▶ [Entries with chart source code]
········

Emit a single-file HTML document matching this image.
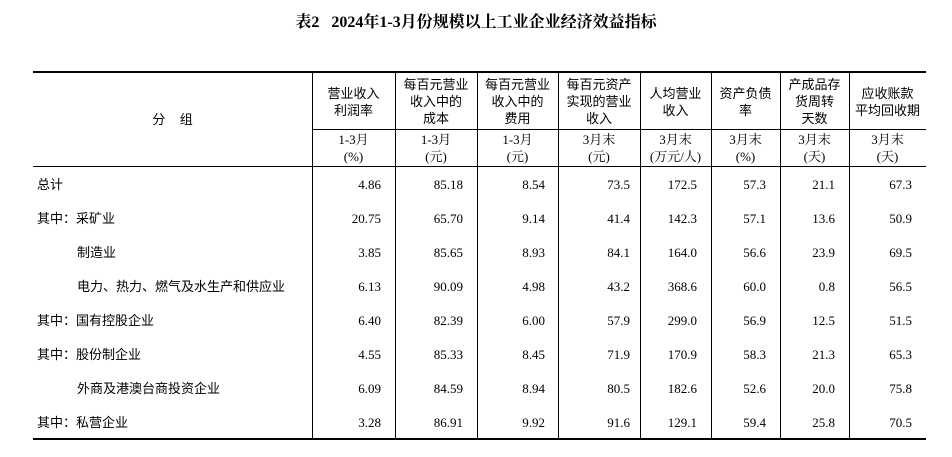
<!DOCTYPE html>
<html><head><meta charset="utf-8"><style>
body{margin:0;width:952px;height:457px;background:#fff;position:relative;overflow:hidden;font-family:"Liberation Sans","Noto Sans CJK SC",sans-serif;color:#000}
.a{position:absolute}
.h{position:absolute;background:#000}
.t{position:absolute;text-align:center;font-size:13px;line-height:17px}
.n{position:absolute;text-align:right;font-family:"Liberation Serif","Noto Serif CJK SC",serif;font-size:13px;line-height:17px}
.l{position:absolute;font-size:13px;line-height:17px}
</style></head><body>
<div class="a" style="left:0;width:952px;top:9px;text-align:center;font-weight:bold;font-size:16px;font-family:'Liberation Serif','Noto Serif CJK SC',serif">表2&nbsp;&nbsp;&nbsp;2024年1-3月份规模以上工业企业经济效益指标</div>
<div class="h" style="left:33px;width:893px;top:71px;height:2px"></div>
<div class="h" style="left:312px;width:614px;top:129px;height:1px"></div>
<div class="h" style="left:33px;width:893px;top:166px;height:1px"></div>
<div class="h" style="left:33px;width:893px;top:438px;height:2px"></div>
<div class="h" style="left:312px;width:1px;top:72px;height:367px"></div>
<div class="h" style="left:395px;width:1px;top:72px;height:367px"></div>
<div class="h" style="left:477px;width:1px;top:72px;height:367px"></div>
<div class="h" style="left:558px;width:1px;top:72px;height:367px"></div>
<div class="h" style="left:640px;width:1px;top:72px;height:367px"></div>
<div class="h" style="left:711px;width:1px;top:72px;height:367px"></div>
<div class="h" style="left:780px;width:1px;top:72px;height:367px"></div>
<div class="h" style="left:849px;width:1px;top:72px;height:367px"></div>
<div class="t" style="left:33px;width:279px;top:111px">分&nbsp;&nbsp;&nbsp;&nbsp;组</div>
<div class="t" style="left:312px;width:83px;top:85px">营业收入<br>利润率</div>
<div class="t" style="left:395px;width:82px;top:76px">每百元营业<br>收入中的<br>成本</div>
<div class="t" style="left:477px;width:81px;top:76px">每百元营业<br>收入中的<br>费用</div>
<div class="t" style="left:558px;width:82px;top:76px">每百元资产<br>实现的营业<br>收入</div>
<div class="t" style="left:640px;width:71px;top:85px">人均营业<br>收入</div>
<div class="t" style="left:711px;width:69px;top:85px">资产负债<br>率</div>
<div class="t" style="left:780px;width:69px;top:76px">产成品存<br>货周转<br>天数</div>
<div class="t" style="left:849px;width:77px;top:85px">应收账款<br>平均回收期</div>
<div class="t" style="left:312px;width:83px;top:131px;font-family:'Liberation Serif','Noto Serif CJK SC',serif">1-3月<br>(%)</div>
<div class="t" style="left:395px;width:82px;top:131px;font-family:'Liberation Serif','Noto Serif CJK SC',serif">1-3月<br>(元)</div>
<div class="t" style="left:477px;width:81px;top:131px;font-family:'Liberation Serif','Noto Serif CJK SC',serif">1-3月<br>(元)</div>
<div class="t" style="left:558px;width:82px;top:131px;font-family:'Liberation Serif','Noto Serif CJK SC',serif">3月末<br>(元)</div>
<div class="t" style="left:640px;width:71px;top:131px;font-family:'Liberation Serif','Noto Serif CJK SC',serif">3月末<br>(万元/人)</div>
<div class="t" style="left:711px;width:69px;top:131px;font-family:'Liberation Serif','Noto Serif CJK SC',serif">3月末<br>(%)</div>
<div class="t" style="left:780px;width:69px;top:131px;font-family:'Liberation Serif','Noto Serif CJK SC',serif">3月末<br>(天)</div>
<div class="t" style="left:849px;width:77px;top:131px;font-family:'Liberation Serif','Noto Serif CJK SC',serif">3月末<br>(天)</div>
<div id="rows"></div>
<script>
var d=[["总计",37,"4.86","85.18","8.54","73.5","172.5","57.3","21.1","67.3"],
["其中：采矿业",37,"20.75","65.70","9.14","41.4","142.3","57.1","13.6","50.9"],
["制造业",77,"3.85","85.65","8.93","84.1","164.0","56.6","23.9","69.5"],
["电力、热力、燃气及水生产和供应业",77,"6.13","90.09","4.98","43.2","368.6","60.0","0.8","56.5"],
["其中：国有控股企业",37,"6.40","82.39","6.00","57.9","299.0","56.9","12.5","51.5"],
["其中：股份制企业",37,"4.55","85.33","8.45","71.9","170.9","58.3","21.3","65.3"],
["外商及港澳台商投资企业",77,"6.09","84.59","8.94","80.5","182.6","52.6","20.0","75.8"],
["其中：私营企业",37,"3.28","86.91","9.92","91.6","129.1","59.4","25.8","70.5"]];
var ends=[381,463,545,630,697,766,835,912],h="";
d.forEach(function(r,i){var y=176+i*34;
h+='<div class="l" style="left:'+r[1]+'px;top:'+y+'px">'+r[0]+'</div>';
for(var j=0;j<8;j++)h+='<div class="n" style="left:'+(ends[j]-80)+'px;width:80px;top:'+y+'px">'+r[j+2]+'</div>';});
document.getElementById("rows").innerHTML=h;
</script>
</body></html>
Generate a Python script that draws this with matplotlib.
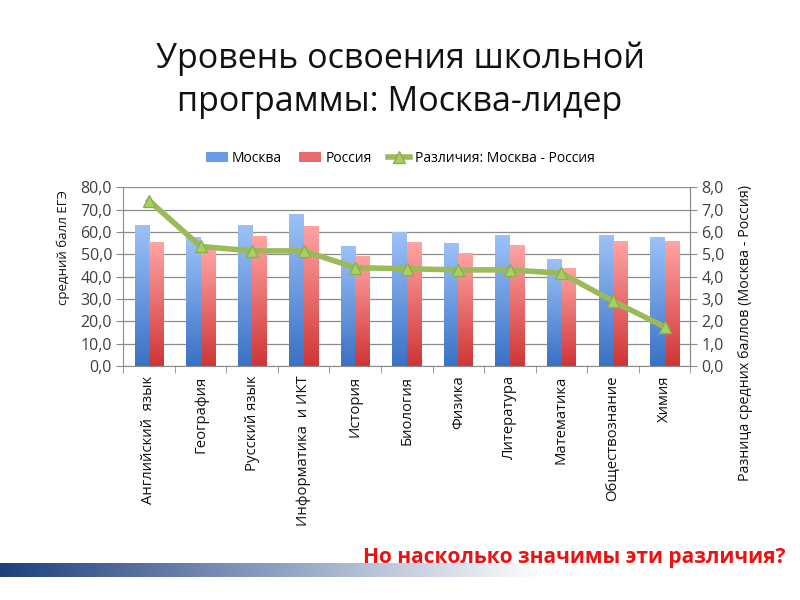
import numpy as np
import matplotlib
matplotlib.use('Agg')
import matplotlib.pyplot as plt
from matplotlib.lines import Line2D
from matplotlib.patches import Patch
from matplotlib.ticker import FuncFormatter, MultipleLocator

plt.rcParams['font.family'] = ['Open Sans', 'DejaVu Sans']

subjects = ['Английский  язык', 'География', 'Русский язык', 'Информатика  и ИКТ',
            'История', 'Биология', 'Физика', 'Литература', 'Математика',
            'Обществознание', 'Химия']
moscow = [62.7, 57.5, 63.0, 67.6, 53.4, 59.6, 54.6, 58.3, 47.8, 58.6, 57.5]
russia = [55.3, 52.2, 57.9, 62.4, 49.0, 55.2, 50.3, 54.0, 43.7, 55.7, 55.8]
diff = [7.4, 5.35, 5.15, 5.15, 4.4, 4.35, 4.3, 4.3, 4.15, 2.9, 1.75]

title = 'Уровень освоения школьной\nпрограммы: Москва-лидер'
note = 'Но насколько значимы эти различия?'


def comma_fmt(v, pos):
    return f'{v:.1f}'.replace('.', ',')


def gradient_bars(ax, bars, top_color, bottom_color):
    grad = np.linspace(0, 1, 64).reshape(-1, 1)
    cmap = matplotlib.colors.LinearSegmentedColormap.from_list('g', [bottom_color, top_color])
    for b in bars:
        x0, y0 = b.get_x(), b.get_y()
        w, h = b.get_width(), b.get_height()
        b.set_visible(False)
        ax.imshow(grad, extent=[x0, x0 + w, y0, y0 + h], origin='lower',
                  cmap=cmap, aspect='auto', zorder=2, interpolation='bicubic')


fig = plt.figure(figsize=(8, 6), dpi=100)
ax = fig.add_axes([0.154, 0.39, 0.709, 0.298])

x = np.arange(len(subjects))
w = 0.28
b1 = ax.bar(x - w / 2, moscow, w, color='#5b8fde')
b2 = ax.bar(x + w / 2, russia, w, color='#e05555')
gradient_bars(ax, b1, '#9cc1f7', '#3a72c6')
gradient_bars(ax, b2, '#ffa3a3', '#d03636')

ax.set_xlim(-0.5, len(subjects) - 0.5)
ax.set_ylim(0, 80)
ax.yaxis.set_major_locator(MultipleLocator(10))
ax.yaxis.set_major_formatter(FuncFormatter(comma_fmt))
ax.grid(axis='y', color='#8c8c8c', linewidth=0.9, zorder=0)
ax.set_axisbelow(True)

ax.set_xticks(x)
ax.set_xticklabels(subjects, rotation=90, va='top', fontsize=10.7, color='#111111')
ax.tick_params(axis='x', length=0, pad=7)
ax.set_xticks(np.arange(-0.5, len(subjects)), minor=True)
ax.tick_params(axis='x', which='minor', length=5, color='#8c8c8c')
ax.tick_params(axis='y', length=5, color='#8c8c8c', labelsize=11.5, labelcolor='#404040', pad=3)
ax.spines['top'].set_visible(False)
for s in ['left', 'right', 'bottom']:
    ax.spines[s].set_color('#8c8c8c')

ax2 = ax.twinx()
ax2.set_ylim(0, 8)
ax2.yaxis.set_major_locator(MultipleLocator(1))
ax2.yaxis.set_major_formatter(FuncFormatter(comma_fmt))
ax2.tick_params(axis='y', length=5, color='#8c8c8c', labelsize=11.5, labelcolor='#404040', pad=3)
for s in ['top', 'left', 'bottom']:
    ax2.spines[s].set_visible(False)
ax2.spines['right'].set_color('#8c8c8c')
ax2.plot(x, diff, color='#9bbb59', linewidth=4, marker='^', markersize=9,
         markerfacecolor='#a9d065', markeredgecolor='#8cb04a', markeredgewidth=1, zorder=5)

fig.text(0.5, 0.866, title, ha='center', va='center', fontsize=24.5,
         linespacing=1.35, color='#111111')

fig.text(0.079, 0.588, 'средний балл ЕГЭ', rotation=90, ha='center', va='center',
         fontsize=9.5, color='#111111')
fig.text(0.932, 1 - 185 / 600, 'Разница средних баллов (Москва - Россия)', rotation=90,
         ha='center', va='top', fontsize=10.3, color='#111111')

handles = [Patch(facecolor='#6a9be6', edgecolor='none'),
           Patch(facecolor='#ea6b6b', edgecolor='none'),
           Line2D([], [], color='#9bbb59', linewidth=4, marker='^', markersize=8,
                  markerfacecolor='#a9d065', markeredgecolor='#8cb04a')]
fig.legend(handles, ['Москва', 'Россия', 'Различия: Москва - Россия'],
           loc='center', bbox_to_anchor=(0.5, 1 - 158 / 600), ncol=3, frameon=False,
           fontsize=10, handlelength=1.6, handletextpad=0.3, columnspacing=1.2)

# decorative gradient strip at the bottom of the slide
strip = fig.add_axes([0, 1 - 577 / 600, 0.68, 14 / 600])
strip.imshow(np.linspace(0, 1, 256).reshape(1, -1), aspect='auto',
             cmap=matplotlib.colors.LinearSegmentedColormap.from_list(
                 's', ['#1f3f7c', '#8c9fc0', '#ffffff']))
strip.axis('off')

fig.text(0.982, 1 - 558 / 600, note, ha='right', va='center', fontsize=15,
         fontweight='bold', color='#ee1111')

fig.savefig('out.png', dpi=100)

········

▶ [Prompt] Pull every line holding "document" out of the records.

▶ [Correct result]
Emit a single-file HTML document matching this image.
document.getElementById("rows").innerHTML=h;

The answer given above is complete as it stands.